What is Bad Hire Cost?

What is Bad Hire Cost?

4 min read

You know the feeling. It starts as a subtle worry in the back of your mind and eventually grows into a knot in your stomach on Sunday evenings. You spent months reviewing resumes and conducting interviews to find the perfect addition to your team. You had high hopes. But now, three months in, you are realizing that the fit is wrong. This is one of the most stressful situations a manager faces because it involves admitting a mistake and facing difficult conversations.

While most business owners look immediately at the salary line item to determine the loss, the reality is far more complex and expensive. We need to look at the total landscape of what we call the Bad Hire Cost. This is not just about dollars leaving the bank account. It is about the friction introduced into your machine and the emotional bandwidth that is siphoned away from building your vision.

The components of Bad Hire Cost

When we try to quantify the cost of a bad hire, we have to look at two distinct buckets. The first bucket is the tangible financial loss. This is the math that makes your accountant nervous.

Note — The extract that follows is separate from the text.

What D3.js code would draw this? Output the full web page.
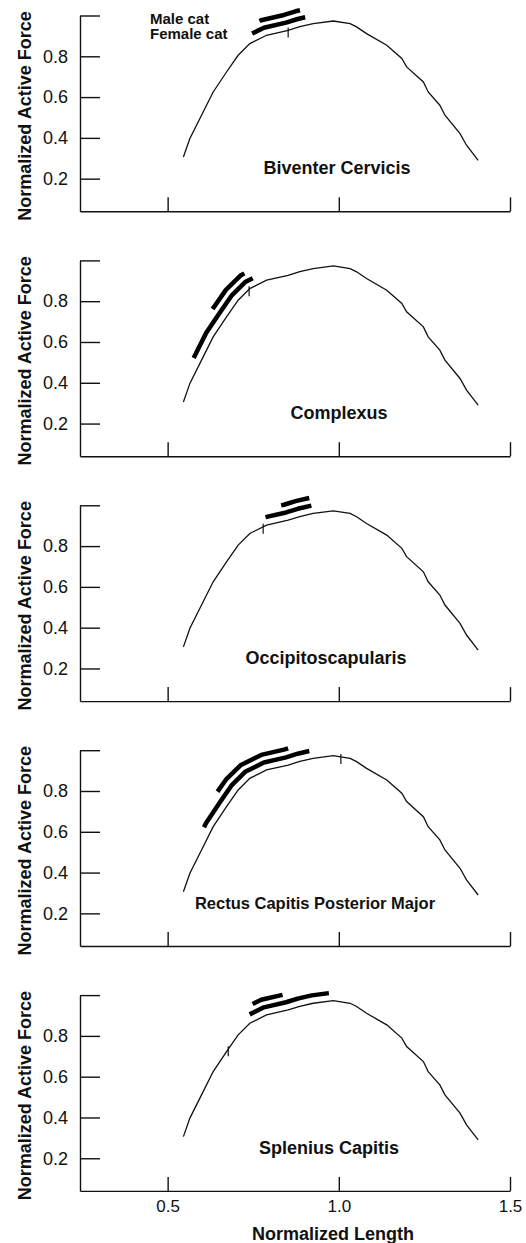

It includes the salary paid to the employee and the benefits they consumed. It also covers the recruitment agency fees or the advertising costs you paid to find them. Severance pay and potential legal fees can also pile up here.

The second bucket is harder to measure but often more damaging. These are the soft costs or opportunity costs. Consider the following factors:

  • Your time spent correcting their work or retraining them
  • The productivity lost while the role remains effectively vacant
  • The wasted resources on onboarding processes that have to be repeated
  • The revenue opportunities missed because the person was not capable of closing deals or shipping code

Some studies suggest the cost can range from 30 percent of the employee’s first-year earnings to significantly higher for specialized roles. However, the exact percentage matters less than the realization that the cost is always higher than you think.

Impact on team morale and culture

Culture suffers when standards drop.
Culture suffers when standards drop.

Beyond the spreadsheet, a bad hire levies a heavy tax on your existing team. Your high performers are the ones who usually have to pick up the slack. They are the ones staying late to fix errors or taking on extra shifts because the new person is not up to speed. This leads to burnout and resentment.

If you allow a bad hire to remain in the seat too long, you risk signaling to your best employees that mediocrity is acceptable or that you are unwilling to make tough decisions. The Bad Hire Cost here manifests as a degradation of trust. Your team looks to you for protection and guidance. When the standard drops, the culture suffers. We have to ask ourselves if we are prioritizing the comfort of avoiding a firing over the well-being of the team members who actually drive the business forward.

Bad Hire Cost versus the Learning Curve

It is critical to distinguish between a bad hire and a steep learning curve. Every new employee costs money initially. They consume training resources and work slower than seasoned staff. This is an investment. You put time and money in now to get a return on investment later in the form of a skilled, loyal team member.

A bad hire is different because the trajectory does not point upward. The costs are sunk rather than invested. The distinction usually lies in two areas:

  • Aptitude: Do they have the raw ability to learn the job?
  • Attitude: Do they align with the values and work ethic of the organization?

If the answer to either is no, you are dealing with a Bad Hire Cost, not a training investment. Managers often struggle here because we want to believe in people. We want to coach them up. But confusing a lack of fit for a lack of training is a mistake that compounds the financial damage.

The psychological barrier to fixing this issue is the sunk cost fallacy. You have already spent so much time hiring and training this person that you feel compelled to make it work. You worry about starting the search over from scratch. You worry about what the rest of the staff will think.

Facing the Bad Hire Cost requires looking at the future, not the past. The money and time spent are gone. The question is not how to save that investment, but how to stop the bleeding. Recognizing this cost early is a skill that separates reactive managers from proactive leaders. It forces us to examine our hiring processes honestly. Did we rush? did we ignore red flags? These are the questions that help us grow, ensuring that while the cost was high, the lesson was valuable.